There are images within “Opposing Forces” of a sun setting and a moon rising as a reminder of each day’s dawn and sense of renewal. Nature has forever been a wide-ranging influence in all of Tiberino’s work, so the “Opposing Forces” vision fit wonderfully with her own mosaic artwork.
“Me and Al Tull have very different styles. His design for this painting being very abstract bright and geometric, while mine was more figurative and flowing. We came to a nice compromise of blending the two styles, or “opposing forces,” as we decided to call it.”
Tiberino’s colorful, yet subtle stained-glass portion of “Opposing Forces” is resplendent with iridescent and specialized glass, hand cut and ground before creating the mosaic. A vision such as this is individual, yes, but along with Tull, Tiberino is quick to credit its completion and installation with a team including Gail Scuderi, Maddy Scuderi and Belo and Emily Crane who run the “Color Me Back” project site in Suburban Station, one in collaboration with the Porch Light program which focuses on achieving universal health and wellness among Philadelphians, especially those dealing with mental health issues or trauma.
“I am so pleased with the collaboration and our end result,” says Tiberino.

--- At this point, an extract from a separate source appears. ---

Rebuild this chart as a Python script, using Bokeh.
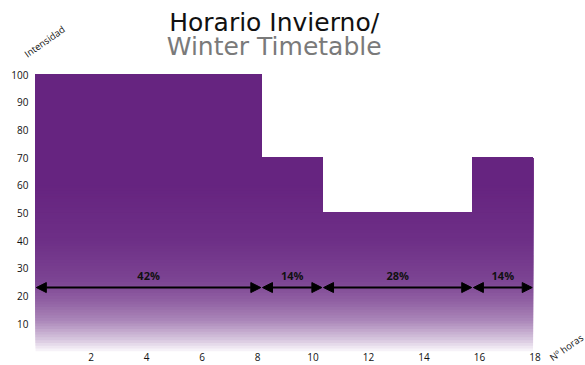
import numpy as np
from bokeh.plotting import figure
from bokeh.models import Range1d, FixedTicker, ColumnDataSource, Arrow, NormalHead, Label
from bokeh.core.properties import value
from bokeh.embed import file_html
from bokeh.resources import INLINE

# ---- data ----
seg_start = [0, 8.15, 10.35, 15.75]
seg_end = [8.15, 10.35, 15.75, 17.93]
intensity = [100, 70, 50, 70]
share_labels = ["42%", "14%", "28%", "14%"]
x_ticks = [2, 4, 6, 8, 10, 12, 14, 16, 18]
y_ticks = [10, 20, 30, 40, 50, 60, 70, 80, 90, 100]
title_es = "Horario Invierno/"
title_en = "Winter Timetable"
y_label = "Intensidad"
x_label = "Nº horas"

FONT = "Open Sans"
TITLE_FONT = "DejaVu Sans"

p = figure(width=585, height=365, x_range=Range1d(-1.2613, 19.82), y_range=Range1d(-5.17, 126.75),
           output_backend="svg", toolbar_location=None,
           min_border_left=0, min_border_right=0, min_border_top=0, min_border_bottom=0)
p.outline_line_color = None
p.xgrid.visible = False
p.ygrid.visible = False
p.background_fill_color = "white"
p.border_fill_color = "white"

# ---- gradient fill: stacked step polygons, each from a band floor up to the step outline ----
purple = np.array([0x66, 0x24, 0x80], dtype=float)
ctrl_v = [0, 4, 11, 18, 25, 40, 60]
ctrl_w = [0.97, 0.75, 0.45, 0.28, 0.15, 0.05, 0.0]
floors = list(np.arange(0, 61, 1.0))
XS, YS, C = [], [], []
for lo in floors:
    w = float(np.interp(min(lo + 0.5, 60), ctrl_v, ctrl_w))
    rgb = purple * (1 - w) + 255 * w
    C.append("#%02x%02x%02x" % tuple(int(round(c)) for c in rgb))
    xs, ys = [seg_start[0]], [lo]
    for s, e, h in zip(seg_start, seg_end, intensity):
        hh = max(h, lo)
        xs += [s, e]
        ys += [hh, hh]
    xs.append(seg_end[-1])
    ys.append(lo)
    XS.append(xs)
    YS.append(ys)
band_src = ColumnDataSource(dict(xs=XS, ys=YS, color=C))
p.patches(xs="xs", ys="ys", fill_color="color", line_color=None, source=band_src)

# ---- arrows ----
gap = 0.03
arr_src = ColumnDataSource(dict(
    xs=[s + gap for s in seg_start], xe=[e - gap for e in seg_end],
    ys=[23] * len(seg_start), ye=[23] * len(seg_start)))
p.add_layout(Arrow(x_start="xs", y_start="ys", x_end="xe", y_end="ye", source=arr_src,
                   line_width=2, line_color="black",
                   start=NormalHead(size=10, fill_color="black", line_color="black"),
                   end=NormalHead(size=10, fill_color="black", line_color="black")))

mids = [(s + e) / 2 for s, e in zip(seg_start, seg_end)]
p.text(x=mids, y=[27.3] * len(mids), text=share_labels, text_align="center", text_baseline="middle",
       text_font=value(FONT), text_font_style="bold", text_font_size="11px", text_color="#111111")

# ---- axes (fixed at the data origin, inside the full-canvas frame) ----
for ax in (p.xaxis[0], p.yaxis[0]):
    ax.fixed_location = 0
    ax.axis_line_color = None
    ax.major_tick_line_color = None
    ax.minor_tick_line_color = None
    ax.major_tick_out = 0
    ax.major_tick_in = 0
    ax.major_label_text_font = FONT
    ax.major_label_text_font_size = "10px"
    ax.major_label_text_color = "#111111"
p.xaxis.ticker = FixedTicker(ticks=x_ticks)
p.yaxis.ticker = FixedTicker(ticks=y_ticks)
p.yaxis.major_label_standoff = 7
p.xaxis.major_label_standoff = 2

# ---- titles and axis names ----
p.add_layout(Label(x=8.6, y=118.9, text=title_es, text_align="center", text_baseline="middle",
                   text_font=TITLE_FONT, text_font_size="25px", text_color="#111111"))
p.add_layout(Label(x=8.6, y=110.0, text=title_en, text_align="center", text_baseline="middle",
                   text_font=TITLE_FONT, text_font_size="25px", text_color="#7a7a7a"))
p.add_layout(Label(x=0.33, y=111.9, text=y_label, text_align="center", text_baseline="middle",
                   angle=35, angle_units="deg",
                   text_font=FONT, text_font_size="9.5px", text_color="#111111"))
p.add_layout(Label(x=19.13, y=1.3, text=x_label, text_align="center", text_baseline="middle",
                   angle=35, angle_units="deg",
                   text_font=FONT, text_font_size="9.5px", text_color="#111111"))

open("out.html", "w").write(file_html(p, INLINE))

Beyond the beneficence of her healing public artwork, several of Tiberino’s own mosaics and sculptures will soon to be on display as part of Overbrook-native and producer Will Smith’s reboot of the 90’s comedy, ‘The Fresh Prince of Bel-Air.’ This new dramatic retelling of the story of a wild West Philly youth moving to an opulent Los Angeles neighborhood for a better way of life is currently being filmed for the Peacock NBC streaming network with Philly-native and recent University of the Arts graduate Jabari Banks in the lead acting role of Will.

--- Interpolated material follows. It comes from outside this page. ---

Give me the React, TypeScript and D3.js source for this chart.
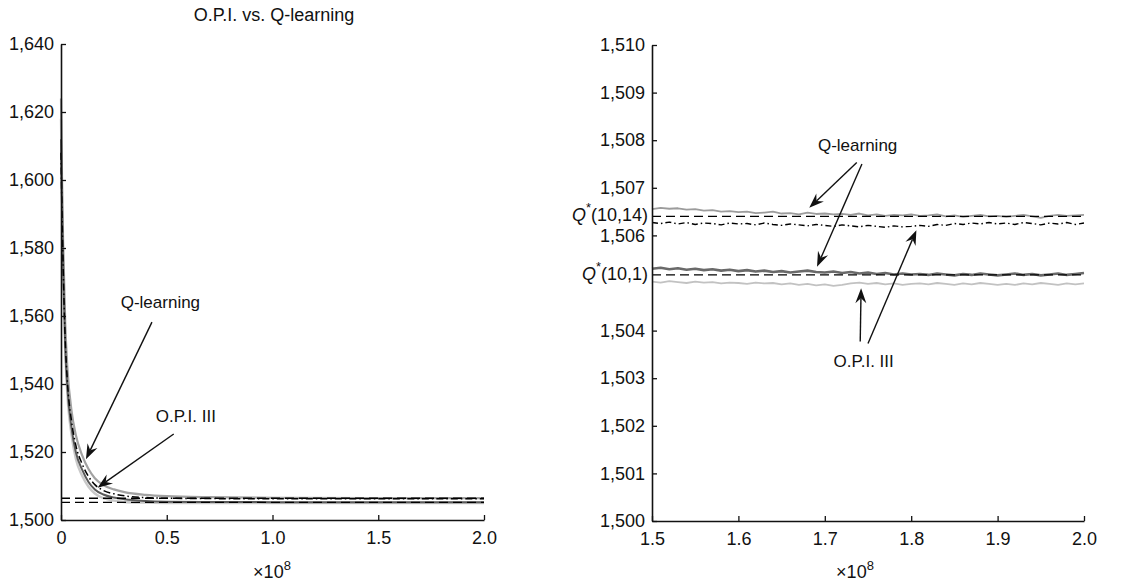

Several weeks ago, a Peacock production crew filmed outdoor location shoots for the ‘Fresh Prince’ update and contacted Tiberino about the use of two of her pieces, “I am a little broken,” and “Am I Blue,” in the Smith produced drama.
“I was contacted a few months ago by a set designer working on the new show for Peacock NBC, a dramatic re-imagining of the 90s sitcom,” says Tiberino. “They contracted two of my works for the first season to be displayed in the background. I’m very excited to be part of a major network TV show and one that has its roots in my hometown of Philadelphia.”